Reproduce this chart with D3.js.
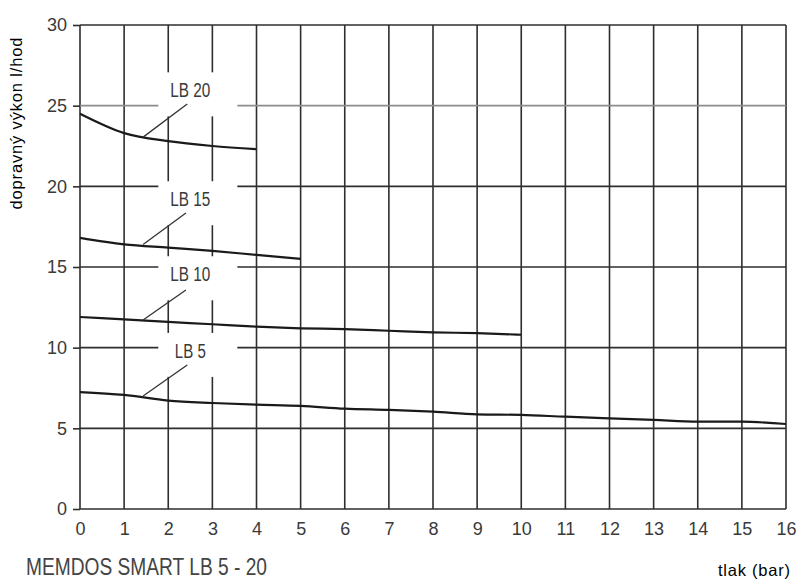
<!DOCTYPE html>
<html>
<head>
<meta charset="utf-8">
<script src="https://cdn.jsdelivr.net/npm/d3@7/dist/d3.min.js"></script>
<style>
  html, body { margin: 0; padding: 0; background: #fff; }
  svg { display: block; }
</style>
</head>
<body>
<svg id="chart" width="798" height="581"></svg>
<script>
// ---- data ----
const xTicks = [0,1,2,3,4,5,6,7,8,9,10,11,12,13,14,15,16];
const yTicks = [0,5,10,15,20,25,30];

const seriesNames = ["LB 20", "LB 15", "LB 10", "LB 5"];
const lb20 = [24.5, 23.3, 22.8, 22.5, 22.3];
const lb15 = [16.8, 16.4, 16.2, 16.0, 15.75, 15.5];
const lb10 = [11.9, 11.75, 11.6, 11.45, 11.3, 11.2, 11.15, 11.05, 10.95, 10.9, 10.8];
const lb5  = [7.25, 7.07, 6.72, 6.57, 6.47, 6.39, 6.22, 6.14, 6.03, 5.87, 5.83, 5.72, 5.62, 5.52, 5.41, 5.41, 5.27];

// label anchor (pressure, flow) and leader line start/end in data units
const labelX = [2.5, 2.5, 2.5, 2.5];
const labelY = [25.95, 19.2, 14.55, 9.8];
const leaderFrom = [[2.43, 25.1], [2.4, 18.35], [2.4, 13.58], [2.43, 8.93]];
const leaderTo   = [[1.43, 23.05], [1.43, 16.4], [1.43, 11.72], [1.43, 7.0]];

const yTitle = "dopravný výkon l/hod";
const xTitle = "tlak (bar)";
const chartTitle = "MEMDOS SMART LB 5 - 20";

// ---- scales ----
const x = d3.scaleLinear().domain([0, 16]).range([80, 786]);
const y = d3.scaleLinear().domain([0, 30]).range([509, 25]);

const svg = d3.select("#chart");
const gridColor = "#2e2e2e";

// grid: vertical
svg.append("g").selectAll("line").data(xTicks).join("line")
  .attr("x1", d => x(d)).attr("x2", d => x(d))
  .attr("y1", y(0)).attr("y2", y(30))
  .attr("stroke", gridColor).attr("stroke-width", 1.6);

// grid: horizontal
svg.append("g").selectAll("line").data(yTicks).join("line")
  .attr("x1", x(0)).attr("x2", x(16))
  .attr("y1", d => y(d)).attr("y2", d => y(d))
  .attr("stroke", d => d === 25 ? "#8c8c8c" : gridColor)
  .attr("stroke-width", d => d === 25 ? 1.8 : 1.6);

// y axis ticks and labels
const yAxis = svg.append("g").attr("transform", `translate(${x(0)},0)`)
  .call(d3.axisLeft(y).tickValues(yTicks).tickSize(7).tickPadding(6).tickFormat(d3.format("d")));
yAxis.select(".domain").remove();
yAxis.selectAll(".tick line").attr("stroke", gridColor).attr("stroke-width", 1.6);
yAxis.selectAll(".tick text")
  .attr("font-family", "Liberation Sans, Arial, sans-serif")
  .attr("font-size", 18).attr("fill", "#3a3a3a");

// x axis labels
const xAxis = svg.append("g").attr("transform", `translate(0,${y(0)})`)
  .call(d3.axisBottom(x).tickValues(xTicks).tickSize(0).tickPadding(13).tickFormat(d3.format("d")));
xAxis.select(".domain").remove();
xAxis.selectAll(".tick text")
  .attr("font-family", "Liberation Sans, Arial, sans-serif")
  .attr("font-size", 18).attr("fill", "#3a3a3a");

// label boxes (white masks over the grid)
const labelG = svg.append("g");
seriesNames.forEach((name, i) => {
  const cx = x(labelX[i]), cy = y(labelY[i]);
  labelG.append("rect")
    .attr("x", cx - 32).attr("y", cy - 18)
    .attr("width", 79).attr("height", 44)
    .attr("fill", "#fff");
});

// curves
const allSeries = [lb20, lb15, lb10, lb5];
const line = d3.line().x((d, i) => x(xTicks[i])).y(d => y(d)).curve(d3.curveMonotoneX);
svg.append("g").selectAll("path").data(allSeries).join("path")
  .attr("d", d => line(d))
  .attr("fill", "none").attr("stroke", "#1a1a1a").attr("stroke-width", 2.2)
  .attr("stroke-linejoin", "round");

// leader lines
svg.append("g").selectAll("line").data(seriesNames).join("line")
  .attr("x1", (d, i) => x(leaderFrom[i][0])).attr("y1", (d, i) => y(leaderFrom[i][1]))
  .attr("x2", (d, i) => x(leaderTo[i][0])).attr("y2", (d, i) => y(leaderTo[i][1]))
  .attr("stroke", "#333").attr("stroke-width", 1.3);

// series labels
seriesNames.forEach((name, i) => {
  labelG.append("text")
    .attr("x", x(labelX[i])).attr("y", y(labelY[i]) + 7)
    .attr("text-anchor", "middle")
    .attr("font-family", "Liberation Sans, Arial, sans-serif")
    .attr("font-size", 20).attr("fill", "#3a3a3a")
    .attr("textLength", name.length === 4 ? 31 : 40)
    .attr("lengthAdjust", "spacingAndGlyphs")
    .text(name);
});

// y title
svg.append("text")
  .attr("transform", `translate(22,${123.5}) rotate(-90)`)
  .attr("text-anchor", "middle")
  .attr("font-family", "Liberation Sans, Arial, sans-serif")
  .attr("font-size", 16.5).attr("fill", "#000")
  .attr("textLength", 172).attr("lengthAdjust", "spacing")
  .text(yTitle);

// x title
svg.append("text")
  .attr("x", 718).attr("y", 576)
  .attr("font-family", "Liberation Sans, Arial, sans-serif")
  .attr("font-size", 16.5).attr("fill", "#000")
  .attr("textLength", 72).attr("lengthAdjust", "spacing")
  .text(xTitle);

// chart title
svg.append("text")
  .attr("x", 26).attr("y", 575)
  .attr("font-family", "Liberation Sans, Arial, sans-serif")
  .attr("font-size", 23).attr("fill", "#444")
  .attr("textLength", 241).attr("lengthAdjust", "spacingAndGlyphs")
  .text(chartTitle);
</script>
</body>
</html>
********
The request. Replicate the material above verbatim; images stay out of the copy.

Task output.
Reproduce this chart with D3.js.
<!DOCTYPE html>
<html>
<head>
<meta charset="utf-8">
<script src="https://cdn.jsdelivr.net/npm/d3@7/dist/d3.min.js"></script>
<style>
  html, body { margin: 0; padding: 0; background: #fff; }
  svg { display: block; }
</style>
</head>
<body>
<svg id="chart" width="798" height="581"></svg>
<script>
// ---- data ----
const xTicks = [0,1,2,3,4,5,6,7,8,9,10,11,12,13,14,15,16];
const yTicks = [0,5,10,15,20,25,30];

const seriesNames = ["LB 20", "LB 15", "LB 10", "LB 5"];
const lb20 = [24.5, 23.3, 22.8, 22.5, 22.3];
const lb15 = [16.8, 16.4, 16.2, 16.0, 15.75, 15.5];
const lb10 = [11.9, 11.75, 11.6, 11.45, 11.3, 11.2, 11.15, 11.05, 10.95, 10.9, 10.8];
const lb5  = [7.25, 7.07, 6.72, 6.57, 6.47, 6.39, 6.22, 6.14, 6.03, 5.87, 5.83, 5.72, 5.62, 5.52, 5.41, 5.41, 5.27];

// label anchor (pressure, flow) and leader line start/end in data units
const labelX = [2.5, 2.5, 2.5, 2.5];
const labelY = [25.95, 19.2, 14.55, 9.8];
const leaderFrom = [[2.43, 25.1], [2.4, 18.35], [2.4, 13.58], [2.43, 8.93]];
const leaderTo   = [[1.43, 23.05], [1.43, 16.4], [1.43, 11.72], [1.43, 7.0]];

const yTitle = "dopravný výkon l/hod";
const xTitle = "tlak (bar)";
const chartTitle = "MEMDOS SMART LB 5 - 20";

// ---- scales ----
const x = d3.scaleLinear().domain([0, 16]).range([80, 786]);
const y = d3.scaleLinear().domain([0, 30]).range([509, 25]);

const svg = d3.select("#chart");
const gridColor = "#2e2e2e";

// grid: vertical
svg.append("g").selectAll("line").data(xTicks).join("line")
  .attr("x1", d => x(d)).attr("x2", d => x(d))
  .attr("y1", y(0)).attr("y2", y(30))
  .attr("stroke", gridColor).attr("stroke-width", 1.6);

// grid: horizontal
svg.append("g").selectAll("line").data(yTicks).join("line")
  .attr("x1", x(0)).attr("x2", x(16))
  .attr("y1", d => y(d)).attr("y2", d => y(d))
  .attr("stroke", d => d === 25 ? "#8c8c8c" : gridColor)
  .attr("stroke-width", d => d === 25 ? 1.8 : 1.6);

// y axis ticks and labels
const yAxis = svg.append("g").attr("transform", `translate(${x(0)},0)`)
  .call(d3.axisLeft(y).tickValues(yTicks).tickSize(7).tickPadding(6).tickFormat(d3.format("d")));
yAxis.select(".domain").remove();
yAxis.selectAll(".tick line").attr("stroke", gridColor).attr("stroke-width", 1.6);
yAxis.selectAll(".tick text")
  .attr("font-family", "Liberation Sans, Arial, sans-serif")
  .attr("font-size", 18).attr("fill", "#3a3a3a");

// x axis labels
const xAxis = svg.append("g").attr("transform", `translate(0,${y(0)})`)
  .call(d3.axisBottom(x).tickValues(xTicks).tickSize(0).tickPadding(13).tickFormat(d3.format("d")));
xAxis.select(".domain").remove();
xAxis.selectAll(".tick text")
  .attr("font-family", "Liberation Sans, Arial, sans-serif")
  .attr("font-size", 18).attr("fill", "#3a3a3a");

// label boxes (white masks over the grid)
const labelG = svg.append("g");
seriesNames.forEach((name, i) => {
  const cx = x(labelX[i]), cy = y(labelY[i]);
  labelG.append("rect")
    .attr("x", cx - 32).attr("y", cy - 18)
    .attr("width", 79).attr("height", 44)
    .attr("fill", "#fff");
});

// curves
const allSeries = [lb20, lb15, lb10, lb5];
const line = d3.line().x((d, i) => x(xTicks[i])).y(d => y(d)).curve(d3.curveMonotoneX);
svg.append("g").selectAll("path").data(allSeries).join("path")
  .attr("d", d => line(d))
  .attr("fill", "none").attr("stroke", "#1a1a1a").attr("stroke-width", 2.2)
  .attr("stroke-linejoin", "round");

// leader lines
svg.append("g").selectAll("line").data(seriesNames).join("line")
  .attr("x1", (d, i) => x(leaderFrom[i][0])).attr("y1", (d, i) => y(leaderFrom[i][1]))
  .attr("x2", (d, i) => x(leaderTo[i][0])).attr("y2", (d, i) => y(leaderTo[i][1]))
  .attr("stroke", "#333").attr("stroke-width", 1.3);

// series labels
seriesNames.forEach((name, i) => {
  labelG.append("text")
    .attr("x", x(labelX[i])).attr("y", y(labelY[i]) + 7)
    .attr("text-anchor", "middle")
    .attr("font-family", "Liberation Sans, Arial, sans-serif")
    .attr("font-size", 20).attr("fill", "#3a3a3a")
    .attr("textLength", name.length === 4 ? 31 : 40)
    .attr("lengthAdjust", "spacingAndGlyphs")
    .text(name);
});

// y title
svg.append("text")
  .attr("transform", `translate(22,${123.5}) rotate(-90)`)
  .attr("text-anchor", "middle")
  .attr("font-family", "Liberation Sans, Arial, sans-serif")
  .attr("font-size", 16.5).attr("fill", "#000")
  .attr("textLength", 172).attr("lengthAdjust", "spacing")
  .text(yTitle);

// x title
svg.append("text")
  .attr("x", 718).attr("y", 576)
  .attr("font-family", "Liberation Sans, Arial, sans-serif")
  .attr("font-size", 16.5).attr("fill", "#000")
  .attr("textLength", 72).attr("lengthAdjust", "spacing")
  .text(xTitle);

// chart title
svg.append("text")
  .attr("x", 26).attr("y", 575)
  .attr("font-family", "Liberation Sans, Arial, sans-serif")
  .attr("font-size", 23).attr("fill", "#444")
  .attr("textLength", 241).attr("lengthAdjust", "spacingAndGlyphs")
  .text(chartTitle);
</script>
</body>
</html>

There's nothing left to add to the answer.